Chef Niklas Ekstedt is doing something different at his Stockholm restaurant Ekstedt: he’s eliminated electricity from the cooking process. As he explains on the Ekstedt website, there are “no electric cookers, no gas burners; just heat, soot, ash, smoke and fire” in the kitchen. Ekstedt’s team uses the fire pit, wood-fired oven and wood stove to bring a range of complex flavors out of fresh, seasonal produce.
While Ekstedt is all about modern Swedish food, the focus on wood-fueled cooking gives a rugged, rustic feel that sets it apart from other great Stockholm restaurants and speaks to the roots of traditional Swedish cooking. Sweden may as well have invented the technique of smoking food considering the role it has played in the country’s cuisine, so it’s no surprise that at Ekstedt, smoking is as vital a step as chopping in dishes, from the cold smoked arctic char with radish and seaweed to the smoked butter accompanying blackened langoustine and kohlrabi.

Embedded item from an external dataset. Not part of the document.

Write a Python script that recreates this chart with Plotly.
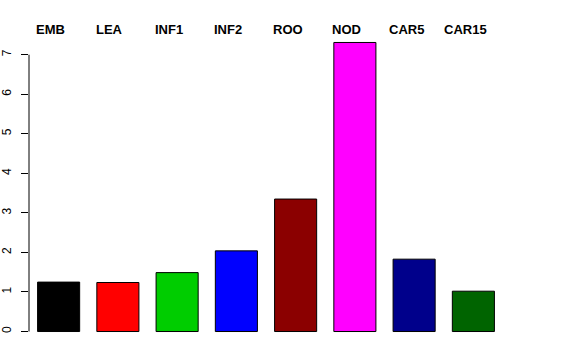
import plotly.graph_objects as go

categories = ["EMB", "LEA", "INF1", "INF2", "ROO", "NOD", "CAR5", "CAR15"]
values = [1.25, 1.24, 1.49, 2.04, 3.35, 7.31, 1.83, 1.02]
colors = ["#000000", "#FF0000", "#00CD00", "#0000FF", "#8B0000", "#FF00FF", "#00008B", "#006400"]
yticks = [0, 1, 2, 3, 4, 5, 6, 7]

fig = go.Figure()
fig.add_trace(go.Bar(
    x=categories, y=values,
    marker=dict(color=colors, line=dict(color="#000000", width=1)),
    hoverinfo="x+y",
))

for c in categories:
    fig.add_annotation(
        x=c, xref="x", y=1, yref="paper",
        text="<b>%s</b>" % c, showarrow=False,
        xanchor="center", yanchor="middle", xshift=-8, yshift=2,
        font=dict(family="Liberation Sans, Arial, sans-serif", size=13, color="#000000"),
    )

# axis line spanning only the tick range, like R
fig.add_shape(type="line", xref="paper", yref="y", x0=0, x1=0,
              y0=yticks[0], y1=yticks[-1], line=dict(color="#000000", width=1))

fig.update_layout(
    width=576, height=360,
    margin=dict(l=29, r=73, t=31, b=17),
    paper_bgcolor="white", plot_bgcolor="white",
    showlegend=False,
    bargap=0.29,
    font=dict(family="Liberation Sans, Arial, sans-serif", size=12, color="#000000"),
    xaxis=dict(showticklabels=False, showline=False, showgrid=False, zeroline=False,
               ticks="", range=[-0.5, 7.5], automargin=False),
    yaxis=dict(range=[-0.29, 7.6], tickvals=yticks, ticktext=[str(t) for t in yticks],
               ticks="outside", ticklen=7, tickcolor="#000000", tickwidth=1,
               showline=False, showgrid=False, zeroline=False, tickangle=-90,
               tickfont=dict(size=12), automargin=False, ticklabelstandoff=5),
)

fig.write_html("out.html", post_script="document.body.style.margin='0';",
               config={"displayModeBar": False})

My absolute favorite item from the 6-course tasting menu was the cast iron bone marrow with buttermilk and vendace roe. This, as much as the other dishes, was an incredible modern interpretation of traditional Swedish cooking techniques and ingredients. I’m really pleased to see the Swedes celebrating local ingredients and doing so with such creativity. It’s all the more impressive that Ekstedt manages to do this while respecting a self-imposed limit of using only wood-fired cooking techniques.